# tankmates in non-filtered bowls



## smadi278 (Apr 13, 2008)

Hello Everyone,
I'm becoming addicted to my betta fish; I'm constantly trying to redecorate his bowl with ornaments.
When I bought the bowl I figured I'd keep it at just a single betta but now I really want to add something else in there so my question is:

1) Is it ok to add another fish in with the betta I have now or is a 2.5 gallon bowl designed to house only a single betta?

2) If it's ok to add fish, what types of fish can survive in a bowl without a filter?

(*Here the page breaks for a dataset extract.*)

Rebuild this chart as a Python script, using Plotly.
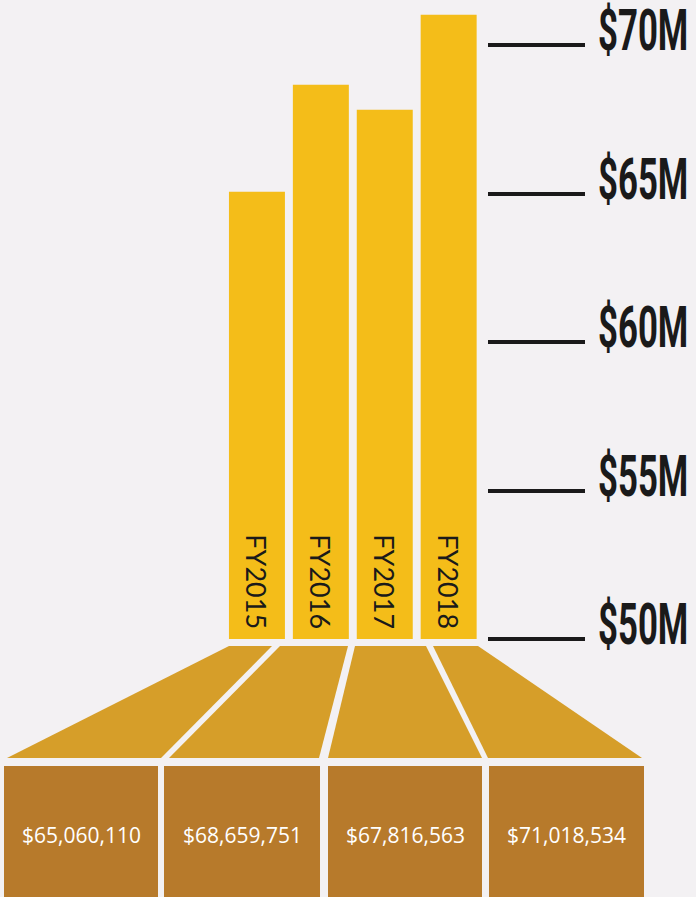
import plotly.graph_objects as go

# data
years = ["FY2015", "FY2016", "FY2017", "FY2018"]
budget = [65060110, 68659751, 67816563, 71018534]
tick_vals = [50, 55, 60, 65, 70]
tick_text = ["$50M", "$55M", "$60M", "$65M", "$70M"]

W, H = 696, 897
bg = "#f3f1f3"
gold = "#f4bd19"
mid = "#d69e29"
dark = "#b77a2b"

fig = go.Figure()
fig.add_trace(go.Bar(
    x=list(range(len(years))),
    y=[v / 1e6 - 50 for v in budget],
    base=50,
    marker=dict(color=gold, line=dict(width=0)),
    text=[y + "\u00a0" for y in years],
    textposition="inside",
    insidetextanchor="start",
    textangle=90,
    textfont=dict(family="Lato, Noto Sans, sans-serif", size=27, color="#1a1a1a"),
    hoverinfo="skip",
))

# funnel pieces under the bars (pixel geometry of the infographic)
trap_top = [(229, 272), (280, 348), (355, 426), (433, 478)]
trap_bot = [(7, 161), (169, 319), (328, 482), (488, 642)]
boxes = [(4, 158), (164, 320), (328, 482), (489, 644)]
py = lambda p: 1 - p / H
px = lambda p: p / W
shapes = []
for (a, b), (c, d) in zip(trap_top, trap_bot):
    path = (f"M {px(a)} {py(646)} L {px(b)} {py(646)} "
            f"L {px(d)} {py(758)} L {px(c)} {py(758)} Z")
    shapes.append(dict(type="path", path=path, xref="paper", yref="paper",
                       fillcolor=mid, line=dict(width=0), layer="below"))
annotations = []
for (a, b), v in zip(boxes, budget):
    shapes.append(dict(type="rect", xref="paper", yref="paper",
                       x0=px(a), x1=px(b), y0=py(H + 2), y1=py(766),
                       fillcolor=dark, line=dict(width=0), layer="below"))
    annotations.append(dict(x=px((a + b) / 2), y=py(835), xref="paper", yref="paper",
                            text=f"${v:,}", showarrow=False, xanchor="center", yanchor="middle",
                            font=dict(family="Open Sans, sans-serif", size=21, color="white")))

# axis labels sit above the tick line, in a condensed bold face
for tv, tt in zip(tick_vals, tick_text):
    annotations.append(dict(x=px(596), y=tv, xref="paper", yref="y", text=tt,
                            showarrow=False, xanchor="left", yanchor="middle", yshift=15,
                            font=dict(family="Roboto, sans-serif", size=44, weight=700,
                                      color="#1a1a1a")))

fig.update_layout(
    width=W, height=H,
    margin=dict(l=0, r=0, t=0, b=0),
    paper_bgcolor=bg, plot_bgcolor=bg,
    showlegend=False,
    bargap=0.124,
    shapes=shapes,
    annotations=annotations,
    xaxis=dict(domain=[225 / W, 487 / W], range=[-0.5, 3.6], visible=False, fixedrange=True),
    yaxis=dict(domain=[258 / H, 1], range=[50, 50 + 639 / 29.7], side="right",
               tickvals=tick_vals, showticklabels=False, ticks="outside", ticklen=97,
               tickwidth=4, tickcolor="#1a1a1a", showgrid=False, zeroline=False,
               showline=False, fixedrange=True),
)

js = """
document.body.style.margin='0';document.body.style.background='%s';
(function(){function f(){document.querySelectorAll('text.annotation-text').forEach(function(t){
 if(/^\\$\\d+M$/.test(t.textContent)){t.style.transformBox='fill-box';t.style.transformOrigin='left center';t.style.transform='scale(0.79,1.32)';}});}
 f();setTimeout(f,30);setTimeout(f,300);})();
""" % bg

fig.write_html("out.html", config={"displayModeBar": False}, post_script=js)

Its looking like I'm going to be upgrading to a full-out aquarium soon. It is addictive.

Thanks All


----------



## Dtld9 (Feb 4, 2008)

2.5 gallons is already kind cramped with a beta, id just stick with just him in there.


----------



## iamntbatman (Jan 3, 2008)

2.5 gallons is about the lower limit for one betta. I don't think you can add anymore fish. However, you could maybe try adding a couple of ghost shrimp. They're pretty good at cleaning up waste. The betta may or may not try to eat the shrimp, but they're only about $0.25 each, so you could just think of it as a special gourmet snack if he does eat them.


----------



## Dtld9 (Feb 4, 2008)

ghost shrimp will eat the leftover food but they will also create thier own waste, combined with the bettas waste in an unfiltered bowl is just asking for a mess.


----------



## key_555 (Mar 9, 2008)

also the bettas will eat the ghost shrimp


----------



## Flashygrrl (Jan 18, 2008)

Can you get a mini-filter for the tank? I like the whisper variety.


----------



## 1077 (Apr 16, 2008)

:wink: You could purchase a ten gal. for approx. 10 bucks and a small sponge filter. this would give you a few options.


----------



## stephenmontero (Mar 15, 2008)

yea with the 2.5 gall i guess you could add a small mystery snail. that would always make things a little nice but yea if u want more for ur betta u need a tank upgrade


----------



## Flashygrrl (Jan 18, 2008)

No snail unless there's a filter. Snails poo a LOT


----------



## stephenmontero (Mar 15, 2008)

oh lol i have a snail in my unflitered tank


----------



## SST (Nov 17, 2007)

Apple snails need 2.5 gals. on their own. They are poop machines! LOL. It would be too much to add an apple snail and a betta in a 2.5 gal. tank.

Go for the upgrade! LOL. You've got the beginnings of MTS (multiple tank syndrome.)


----------



## JMeenen (Apr 7, 2008)

snails sometimes carry parasites...


----------